Upper Body Exercises Are Often Neglected by Two-Wheel Enthusiasts
As we have touched on in previous ‘training tips’ articles, cycling is very much focused on the power of your legs, your core stability and the conditioning of the cardiovascular system.
Indeed, professional cyclists are typically slight in build, with powerful lean muscle on the legs and very minimal bulk on the upper body. Being lightweight is not a necessity, but at that level every possible advantage must be considered.
While cycling is very much a lower body-orientated sport, the importance of maintaining a level of strength in the upper body is essential to a balanced, stable ride and will help in making you a healthier, more rounded sportsperson.
Let’s take a look at some of the best isolation and compound lifts to tone the upper body.
Overhead Shoulder Press – Lift the dumbbells to about ear level, with your palms facing forwards and your elbows out to the sides and bent at a right angle. Engage the core and keep your back straight – begin to raise the weights above your head, almost to where the sides of the weights touch. Pause for a moment before slowly lowering the weights to the starting position.
Lateral Raises – This can be done seated or standing up, but begin with dumbbells in each hand down by your side. With elbows ever so slightly bent inwards for greater stability, raise the weight out and upwards until they are parallel to the ground. Pause and then lower to the start position.
The shoulders are essential for proper stability and support, particularly for mountain biking enthusiasts who will endure turbulent terrain and will need to absorb a lot of shock through the arms and shoulders.
The overhead shoulder press is the go-to exercise for increasing size and strength in the front section of the shoulders, while lateral raises work several muscle groups including the back, neck and arms.
Bicep Curl – Another very effective isolation exercise, bicep curls are a must for building stronger arms. Begin with a dumbbell in each hand and down by your side, but with your palms facing forwards. Slowly bring one weight up, using the elbow as a hinge and keeping the top half of your arm firmly tucked against your rib. Slowly bring back to the start position, and repeat with the alternate arm.
Tricep Kickback – These can be completed with dumbbells or the cable machine. Start with a weight in each hand, palms facing towards each other and knees slightly bent. Hinge forwards and downwards at the waist, keeping the spine neutral. Bring the weight back behind you until your arm is straight and pointing in the opposite direction to the way you are facing. Hold for a few seconds to engage the tricep, and repeat on the other side.

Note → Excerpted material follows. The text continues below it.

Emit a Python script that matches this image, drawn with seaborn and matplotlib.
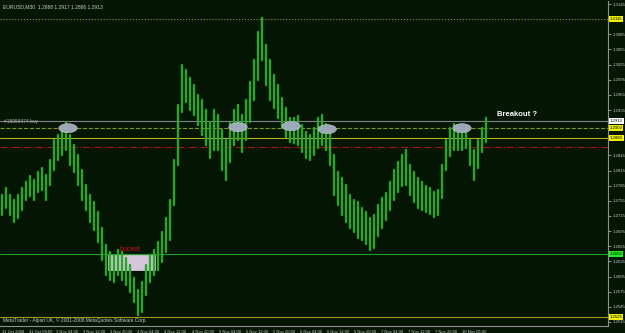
import numpy as np
import pandas as pd
import matplotlib
matplotlib.use("Agg")
import matplotlib.pyplot as plt
import seaborn as sns
from matplotlib.patches import Ellipse, Rectangle

# ---- data (EURUSD M30, price high/low per column) ----
highs = [1.2767, 1.2781, 1.2767, 1.2757, 1.2767, 1.2781, 1.2793, 1.2804, 1.2796, 1.2812,
         1.2820, 1.2806, 1.2836, 1.2876, 1.2886, 1.2896, 1.2911, 1.2886, 1.2866, 1.2846,
         1.2816, 1.2787, 1.2767, 1.2753, 1.2733, 1.2701, 1.2668, 1.2654, 1.2648, 1.2658,
         1.2654, 1.2642, 1.2628, 1.2603, 1.2579, 1.2595, 1.2628, 1.2648, 1.2658, 1.2674,
         1.2694, 1.2721, 1.2757, 1.2836, 1.2945, 1.3024, 1.3014, 1.2998, 1.2985, 1.2965,
         1.2955, 1.2935, 1.2911, 1.2935, 1.2925, 1.2896, 1.2876, 1.2911, 1.2935, 1.2945,
         1.2925, 1.2955, 1.2991, 1.3034, 1.3090, 1.3117, 1.3064, 1.3034, 1.3004, 1.2985,
         1.2959, 1.2939, 1.2919, 1.2919, 1.2923, 1.2905, 1.2892, 1.2886, 1.2899, 1.2919,
         1.2925, 1.2907, 1.2896, 1.2846, 1.2812, 1.2800, 1.2787, 1.2767, 1.2757, 1.2753,
         1.2741, 1.2733, 1.2721, 1.2727, 1.2747, 1.2761, 1.2771, 1.2793, 1.2816, 1.2832,
         1.2846, 1.2856, 1.2826, 1.2812, 1.2800, 1.2793, 1.2785, 1.2781, 1.2773, 1.2777,
         1.2826, 1.2876, 1.2899, 1.2907, 1.2903, 1.2896, 1.2903, 1.2876, 1.2856, 1.2876,
         1.2899, 1.2919]
lows = [1.2727, 1.2741, 1.2727, 1.2713, 1.2721, 1.2737, 1.2757, 1.2765, 1.2757, 1.2773,
        1.2777, 1.2757, 1.2787, 1.2816, 1.2836, 1.2846, 1.2856, 1.2826, 1.2812, 1.2787,
        1.2757, 1.2737, 1.2713, 1.2698, 1.2674, 1.2638, 1.2608, 1.2599, 1.2595, 1.2608,
        1.2599, 1.2589, 1.2575, 1.2555, 1.2529, 1.2535, 1.2569, 1.2595, 1.2608, 1.2618,
        1.2634, 1.2654, 1.2678, 1.2747, 1.2826, 1.2931, 1.2951, 1.2935, 1.2925, 1.2905,
        1.2886, 1.2866, 1.2840, 1.2856, 1.2856, 1.2816, 1.2796, 1.2832, 1.2866, 1.2876,
        1.2852, 1.2876, 1.2911, 1.2955, 1.2995, 1.3034, 1.2985, 1.2955, 1.2939, 1.2919,
        1.2899, 1.2882, 1.2872, 1.2870, 1.2866, 1.2852, 1.2840, 1.2836, 1.2846, 1.2860,
        1.2866, 1.2856, 1.2826, 1.2767, 1.2747, 1.2727, 1.2713, 1.2701, 1.2694, 1.2682,
        1.2678, 1.2670, 1.2658, 1.2662, 1.2686, 1.2701, 1.2717, 1.2737, 1.2757, 1.2773,
        1.2785, 1.2787, 1.2767, 1.2753, 1.2741, 1.2737, 1.2733, 1.2729, 1.2723, 1.2727,
        1.2761, 1.2816, 1.2844, 1.2856, 1.2856, 1.2856, 1.2860, 1.2826, 1.2796, 1.2820,
        1.2852, 1.2872]

time_labels = ["31 Oct 2008", "31 Oct 08:00", "3 Nov 04:00", "3 Nov 12:00", "3 Nov 20:00",
               "4 Nov 04:00", "4 Nov 12:00", "4 Nov 20:00", "5 Nov 04:00", "5 Nov 12:00",
               "5 Nov 20:00", "6 Nov 04:00", "6 Nov 12:00", "6 Nov 20:00", "7 Nov 04:00",
               "7 Nov 12:00", "7 Nov 20:00", "10 Nov 05:00"]
# price scale labels (those hidden behind the level boxes are left out)
price_ticks = [1.3145, 1.3085, 1.3055, 1.3025, 1.2995, 1.2965, 1.2935,
               1.2845, 1.2815, 1.2785, 1.2755, 1.2725, 1.2695, 1.2665, 1.2635,
               1.2605, 1.2575, 1.2545, 1.2515]

# horizontal levels: value, line colour, label box colour (None = no box)
level_values = [1.3115, 1.2913, 1.2900, 1.2880, 1.2862, 1.2650, 1.2525]
level_colors = ["#8c8c30", "#80808c", "#7f9a2a", "#b4b41e", "#a01818", "#1ea01e", "#9a9a1e"]
level_styles = [":", "-", "--", "-", "-.", "-", "-"]
level_boxes = ["#f0f000", "#ffffff", "#f0f000", "#f0f000", None, "#20f020", "#f0f000"]

oval_bars = [16.5, 59.0, 72.3, 81.3, 115.0]
oval_prices = [1.2899, 1.2901, 1.2903, 1.2897, 1.2899]

title_text = "EURUSD,M30  1.2888 1.2917 1.2886 1.2913"
copyright_text = "MetaTrader - Alpari UK, \u00a9 2001-2008 MetaQuotes Software Corp."

# ---- figure ----
BG = "#051605"
FG = "#c8c8c8"
sns.set_theme(style="dark", rc={"axes.facecolor": BG, "figure.facecolor": BG})
plt.rcParams["font.family"] = ["Liberation Sans", "DejaVu Sans"]

fig = plt.figure(figsize=(6.25, 3.33), dpi=100)
ax = fig.add_axes([0.0, 7 / 333, 608 / 625, 325 / 333])
ax.set_facecolor(BG)

n = len(highs)
bars = np.arange(n)
df = pd.DataFrame({
    "bar": np.concatenate([bars, bars]),
    "price": np.concatenate([lows, highs]),
})
sns.lineplot(data=df, x="bar", y="price", units="bar", estimator=None,
             color="#2aa62a", lw=1.7, ax=ax, zorder=3, legend=False)

ax.set_xlim(-0.5, 151.5)
ax.set_ylim(1.2507, 1.3151)

# levels
for v, c, s in zip(level_values, level_colors, level_styles):
    ax.axhline(v, color=c, ls=s, lw=0.8, zorder=2)

# bucket box
ax.add_patch(Rectangle((26.5, 1.2618), 11.75, 0.0030, facecolor="#d6c6dc",
                       edgecolor="#e8dcec", lw=0.5, zorder=2.5))
ax.text(29.5, 1.2656, "bucket", color="#d01010", fontsize=5, zorder=5)

# ovals
for xb, yp in zip(oval_bars, oval_prices):
    ax.add_patch(Ellipse((xb, yp), 4.6, 0.0018, facecolor="#a4aec0",
                         edgecolor="#c4ccd8", lw=0.4, alpha=0.95, zorder=4))

ax.text(123.8, 1.2919, "Breakout ?", color="white", fontsize=5.5,
        fontweight="bold", va="bottom", zorder=5)
ax.text(0.5, 1.2907, "#15958474 buy", color="#b0b0b0", fontsize=3.5,
        va="bottom", zorder=5)
ax.text(0.2, 1.3140, title_text, color=FG, fontsize=3.6, va="center", zorder=5)
ax.text(0.2, 1.2519, copyright_text, color=FG, fontsize=3.5, va="center", zorder=5)

# axes style
ax.yaxis.tick_right()
ax.set_yticks(price_ticks)
ax.set_yticklabels([f"{t:.4f}" for t in price_ticks])
ax.set_xticks(np.arange(len(time_labels)) * 6.77)
ax.set_xticklabels(time_labels)
for lab in ax.get_xticklabels():
    lab.set_ha("left")
ax.tick_params(axis="y", colors=FG, labelsize=3.1, length=2, width=0.5, pad=1)
ax.tick_params(axis="x", colors=FG, labelsize=3.0, length=2, width=0.5, pad=1)
ax.set_xlabel("")
ax.set_ylabel("")
ax.grid(False)
for side in ["top", "left"]:
    ax.spines[side].set_visible(False)
for side in ["right", "bottom"]:
    ax.spines[side].set_visible(True)
    ax.spines[side].set_color("#909090")
    ax.spines[side].set_linewidth(0.8)

# price labels on the right axis
for v, b in zip(level_values, level_boxes):
    if b is None:
        continue
    ax.text(1.003, v, f"{v:.4f}", transform=ax.get_yaxis_transform(),
            color="black", fontsize=3.1, va="center", ha="left", zorder=6,
            clip_on=False,
            bbox=dict(boxstyle="square,pad=0.2", facecolor=b, edgecolor="none"))

fig.savefig("out.png", dpi=100, facecolor=BG)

There are a plethora of variations and compound lifts to try for building muscles on the arms, but these are a great place to start. Each specific muscle group is relatively small, so be careful not to overtrain them – start by doing 4 exercises a week.
Dumbbell Row – If you have a gym bench, use it to bend over and support your body by placing your left hand and left knee on the bench, and your right foot on the ground (if not, a flat, knee height surface will suffice).
With the dumbbell in your right hand and a straight back, lift the dumbbell up and towards your hip; your forearm should be perpendicular with the ground. Slowly lower the dumbbell before repeating the process.
Face Pulls – A cable machine or a set of resistance bands are required for this next exercise. Grasp the handles with both hands with your palms facing in. Step back until your arms are fully extended, lean back slightly to take some of the weight. Start by engaging the weight, and then pull the cable towards your forehead, rolling the shoulders back and engaging the rear deltoids. Pause for a few seconds, and slowly bring the weight back to a comfortable position and repeat.
The dumbbell row is perfect compound back exercise; it works the lower and upper back in tandem, helping to create a sturdier base for support on the bike.
Face pulls are great for building upper back and shoulder muscles, helping to effectively overcome tough terrains and keep you on a steady path while climbing.